▸ **OBJECTIVE**
Set down, exactly as written, the lines from the top of the data to the line that holds "color: '#111', width: 1.5", and omit the pictures.

▸ **DATA**
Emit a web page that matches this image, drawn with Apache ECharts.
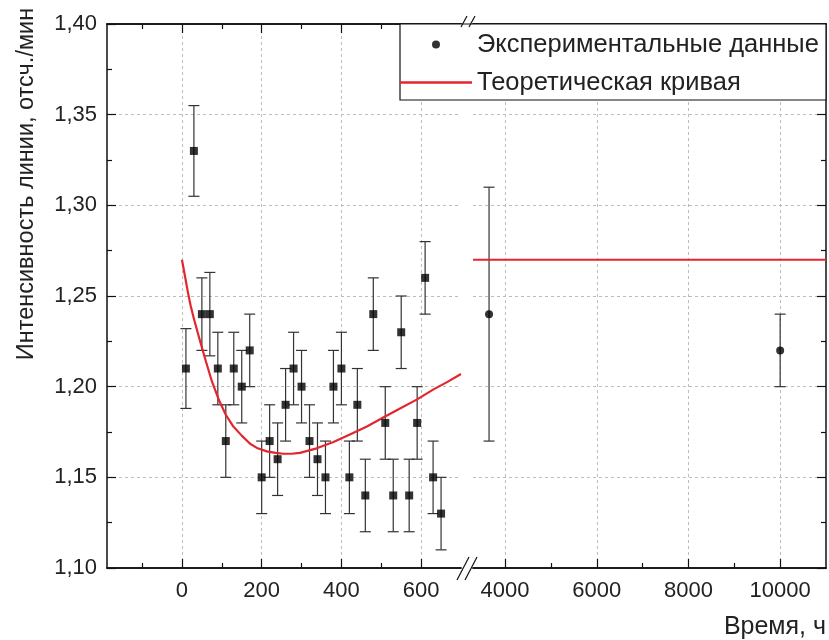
<!DOCTYPE html>
<html>
<head>
<meta charset="utf-8">
<script src="https://cdn.jsdelivr.net/npm/echarts@6/dist/echarts.min.js"></script>
<style>html,body{margin:0;padding:0;background:#fff}#c{width:829px;height:640px}</style>
</head>
<body>
<div id="c"></div>
<script>
// ---- data ----
const expX = [10, 30, 50, 70, 90, 110, 130, 150, 170, 200, 220, 240, 260, 280, 300, 320, 340, 360, 380, 400, 420, 440, 460, 480, 510, 530, 550, 570, 590, 610, 630, 650];
const expY = [1.21, 1.33, 1.24, 1.24, 1.21, 1.17, 1.21, 1.20, 1.22, 1.15, 1.17, 1.16, 1.19, 1.21, 1.20, 1.17, 1.16, 1.15, 1.20, 1.21, 1.15, 1.19, 1.14, 1.24, 1.18, 1.14, 1.23, 1.14, 1.18, 1.26, 1.15, 1.13];
const expErr = [0.022, 0.025, 0.02, 0.023, 0.02, 0.02, 0.02, 0.02, 0.02, 0.02, 0.02, 0.02, 0.02, 0.02, 0.02, 0.02, 0.02, 0.02, 0.02, 0.02, 0.02, 0.02, 0.02, 0.02, 0.02, 0.02, 0.02, 0.02, 0.02, 0.02, 0.02, 0.02];
const farX = [3650, 10000];
const farY = [1.24, 1.22];
const farErr = [0.07, 0.02];
const theoryX = [0, 8, 15, 22, 30, 45, 60, 75, 93, 110, 129, 150, 171, 190, 213, 235, 254, 275, 296, 338, 380, 420, 464, 505, 547, 590, 631, 665, 700];
const theoryY = [1.270, 1.2605, 1.252, 1.2445, 1.2375, 1.2255, 1.214, 1.203, 1.1925, 1.1845, 1.178, 1.173, 1.1685, 1.166, 1.1643, 1.1635, 1.163, 1.163, 1.1635, 1.166, 1.1695, 1.1735, 1.178, 1.183, 1.188, 1.193, 1.1985, 1.2025, 1.207];
const theoryFarX = [3300, 11000];
const theoryFarY = [1.27, 1.27];
const leftMajor = [0, 200, 400, 600];
const leftMinor = [-100, 100, 300, 500];
const rightMajor = [4000, 6000, 8000, 10000];
const rightMinor = [5000, 7000, 9000];
const nameExp = 'Экспериментальные данные';
const nameTheory = 'Теоретическая кривая';
const xTitle = 'Время, ч';
const yTitle = 'Интенсивность линии, отсч./мин';

// ---- styles ----
const FONT = 'Liberation Sans, Arial, sans-serif';
const TXT = '#222';
const gridLine = { show: true, lineStyle: { color: '#bcbcbc', type: [3, 3], width: 1 } };
const axisLineStyle = { show: true, onZero: false, lineStyle: { color: '#111', width: 1.5 } };

function xAx(gridIndex, min, max, pos, ticks, len, labels, split) {
  return {
    type: 'value', gridIndex, min, max, position: pos,
    axisLine: axisLineStyle,
    axisTick: { show: true, inside: true, length: len, customValues: ticks, lineStyle: { color: '#111', width: 1.2 } },
    axisLabel: labels ? { show: true, customValues: ticks, margin: 12, color: TXT, fontSize: 22, fontFamily: FONT,
      formatter: v => String(v) } : { show: false },
    splitLine: split ? Object.assign({}, gridLine) : { show: false },
    minorTick: { show: false }
  };
}

const xAxes = [
  xAx(0, -188, 700, 'bottom', leftMajor, 9, true, true),
  xAx(0, -188, 700, 'bottom', leftMinor, 5, false, false),
  xAx(0, -188, 700, 'top', leftMajor, 9, false, false),
  xAx(0, -188, 700, 'top', leftMinor, 5, false, false),
  xAx(1, 3300, 11000, 'bottom', rightMajor, 9, true, true),
  xAx(1, 3300, 11000, 'bottom', rightMinor, 5, false, false),
  xAx(1, 3300, 11000, 'top', rightMajor, 9, false, false),
  xAx(1, 3300, 11000, 'top', rightMinor, 5, false, false)
];

function yAx(gridIndex, pos, labels) {
  return {
    type: 'value', gridIndex, min: 1.10, max: 1.40, interval: 0.05, position: pos,
    axisLine: axisLineStyle,
    axisTick: { show: true, inside: true, length: 9, lineStyle: { color: '#111', width: 1.2 } },
    minorTick: { show: true, splitNumber: 2, length: 5, lineStyle: { color: '#111', width: 1.2 } },
    axisLabel: labels ? { show: true, margin: 10, color: TXT, fontSize: 22, fontFamily: FONT,
      formatter: v => v.toFixed(2).replace('.', ',') } : { show: false },
    splitLine: Object.assign({}, gridLine)
  };
}

function errRender(params, api) {
  const x = api.value(0), y = api.value(1), e = api.value(2);
  const t = api.coord([x, y + e]);
  const b = api.coord([x, y - e]);
  const hw = 5.5;
  const st = { stroke: '#333', lineWidth: 1.2 };
  return {
    type: 'group',
    children: [
      { type: 'line', shape: { x1: t[0], y1: t[1], x2: b[0], y2: b[1] }, style: st },
      { type: 'line', shape: { x1: t[0] - hw, y1: t[1], x2: t[0] + hw, y2: t[1] }, style: st },
      { type: 'line', shape: { x1: b[0] - hw, y1: b[1], x2: b[0] + hw, y2: b[1] }, style: st }
    ]
  };
}

const expPts = expX.map((x, i) => [x, expY[i]]);
const expErrData = expX.map((x, i) => [x, expY[i], expErr[i]]);
const farPts = farX.map((x, i) => [x, farY[i]]);
const farErrData = farX.map((x, i) => [x, farY[i], farErr[i]]);
const theoryPts = theoryX.map((x, i) => [x, theoryY[i]]);
const theoryFarPts = theoryFarX.map((x, i) => [x, theoryFarY[i]]);

const RED = '#e3262e';

const option = {
  animation: false,
  backgroundColor: '#fff',
  textStyle: { fontFamily: FONT },
  grid: [
    { left: 107, top: 24, width: 354, height: 544 },
    { left: 473, top: 24, width: 353, height: 544 }
  ],
  xAxis: xAxes,
  yAxis: [yAx(0, 'left', true), yAx(1, 'right', false)],
  legend: {
    orient: 'vertical', left: 400, top: 31, padding: 0, z: 30,
    itemWidth: 72, itemHeight: 8, itemGap: 11,
    textStyle: { fontSize: 25.5, lineHeight: 27, color: TXT, fontFamily: FONT },
    data: [
      { name: nameExp, icon: 'circle' },
      { name: nameTheory, icon: 'path://M0,0L72,0L72,2.4L0,2.4Z' }
    ]
  },
  series: [
    { type: 'custom', name: 'errLeft', xAxisIndex: 0, yAxisIndex: 0, renderItem: errRender,
      encode: { x: 0, y: 1 }, data: expErrData, z: 3, silent: true },
    { type: 'custom', name: 'errRight', xAxisIndex: 4, yAxisIndex: 1, renderItem: errRender,
      encode: { x: 0, y: 1 }, data: farErrData, z: 3, silent: true },
    { type: 'line', name: nameTheory, xAxisIndex: 0, yAxisIndex: 0, data: theoryPts, smooth: false,
      symbol: 'none', lineStyle: { color: RED, width: 2.2, join: 'round' }, itemStyle: { color: RED }, z: 4 },
    { type: 'line', name: nameTheory, xAxisIndex: 4, yAxisIndex: 1, data: theoryFarPts,
      symbol: 'none', lineStyle: { color: RED, width: 2.2 }, itemStyle: { color: RED }, z: 4 },
    { type: 'scatter', name: nameExp, xAxisIndex: 0, yAxisIndex: 0, data: expPts,
      symbol: 'rect', symbolSize: 8, itemStyle: { color: '#000' }, z: 5 },
    { type: 'scatter', name: nameExp, xAxisIndex: 4, yAxisIndex: 1, data: farPts,
      symbol: 'circle', symbolSize: 8, itemStyle: { color: '#000' }, z: 5 }
  ],
  graphic: [
    { type: 'rect', z: 20, shape: { x: 400, y: 24, width: 426, height: 76 },
      style: { fill: '#fff', stroke: '#111', lineWidth: 1.2 } },
    { type: 'line', z: 25, shape: { x1: 457, y1: 580, x2: 469, y2: 557 }, style: { stroke: '#111', lineWidth: 1.2 } },
    { type: 'line', z: 25, shape: { x1: 465, y1: 580, x2: 477, y2: 557 }, style: { stroke: '#111', lineWidth: 1.2 } },
    { type: 'line', z: 25, shape: { x1: 461, y1: 27, x2: 467, y2: 16 }, style: { stroke: '#111', lineWidth: 1.2 } },
    { type: 'line', z: 25, shape: { x1: 469, y1: 27, x2: 475, y2: 16 }, style: { stroke: '#111', lineWidth: 1.2 } },
    { type: 'text', z: 25, x: 826, y: 627,
      style: { text: xTitle, align: 'right', verticalAlign: 'middle', fontSize: 25, fontFamily: FONT, fill: TXT } },
    { type: 'text', z: 25, x: 27, y: 184, rotation: Math.PI / 2,
      style: { text: yTitle, align: 'center', verticalAlign: 'middle', fontSize: 23.5, fontFamily: FONT, fill: TXT } }
  ]
};

const chart = echarts.init(document.getElementById('c'), null, { renderer: 'canvas' });
chart.setOption(option);
</script>
</body>
</html>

▸ **RESULT FOR THIS TASK**
Emit a web page that matches this image, drawn with Apache ECharts.
<!DOCTYPE html>
<html>
<head>
<meta charset="utf-8">
<script src="https://cdn.jsdelivr.net/npm/echarts@6/dist/echarts.min.js"></script>
<style>html,body{margin:0;padding:0;background:#fff}#c{width:829px;height:640px}</style>
</head>
<body>
<div id="c"></div>
<script>
// ---- data ----
const expX = [10, 30, 50, 70, 90, 110, 130, 150, 170, 200, 220, 240, 260, 280, 300, 320, 340, 360, 380, 400, 420, 440, 460, 480, 510, 530, 550, 570, 590, 610, 630, 650];
const expY = [1.21, 1.33, 1.24, 1.24, 1.21, 1.17, 1.21, 1.20, 1.22, 1.15, 1.17, 1.16, 1.19, 1.21, 1.20, 1.17, 1.16, 1.15, 1.20, 1.21, 1.15, 1.19, 1.14, 1.24, 1.18, 1.14, 1.23, 1.14, 1.18, 1.26, 1.15, 1.13];
const expErr = [0.022, 0.025, 0.02, 0.023, 0.02, 0.02, 0.02, 0.02, 0.02, 0.02, 0.02, 0.02, 0.02, 0.02, 0.02, 0.02, 0.02, 0.02, 0.02, 0.02, 0.02, 0.02, 0.02, 0.02, 0.02, 0.02, 0.02, 0.02, 0.02, 0.02, 0.02, 0.02];
const farX = [3650, 10000];
const farY = [1.24, 1.22];
const farErr = [0.07, 0.02];
const theoryX = [0, 8, 15, 22, 30, 45, 60, 75, 93, 110, 129, 150, 171, 190, 213, 235, 254, 275, 296, 338, 380, 420, 464, 505, 547, 590, 631, 665, 700];
const theoryY = [1.270, 1.2605, 1.252, 1.2445, 1.2375, 1.2255, 1.214, 1.203, 1.1925, 1.1845, 1.178, 1.173, 1.1685, 1.166, 1.1643, 1.1635, 1.163, 1.163, 1.1635, 1.166, 1.1695, 1.1735, 1.178, 1.183, 1.188, 1.193, 1.1985, 1.2025, 1.207];
const theoryFarX = [3300, 11000];
const theoryFarY = [1.27, 1.27];
const leftMajor = [0, 200, 400, 600];
const leftMinor = [-100, 100, 300, 500];
const rightMajor = [4000, 6000, 8000, 10000];
const rightMinor = [5000, 7000, 9000];
const nameExp = 'Экспериментальные данные';
const nameTheory = 'Теоретическая кривая';
const xTitle = 'Время, ч';
const yTitle = 'Интенсивность линии, отсч./мин';

// ---- styles ----
const FONT = 'Liberation Sans, Arial, sans-serif';
const TXT = '#222';
const gridLine = { show: true, lineStyle: { color: '#bcbcbc', type: [3, 3], width: 1 } };
const axisLineStyle = { show: true, onZero: false, lineStyle: { color: '#111', width: 1.5 } };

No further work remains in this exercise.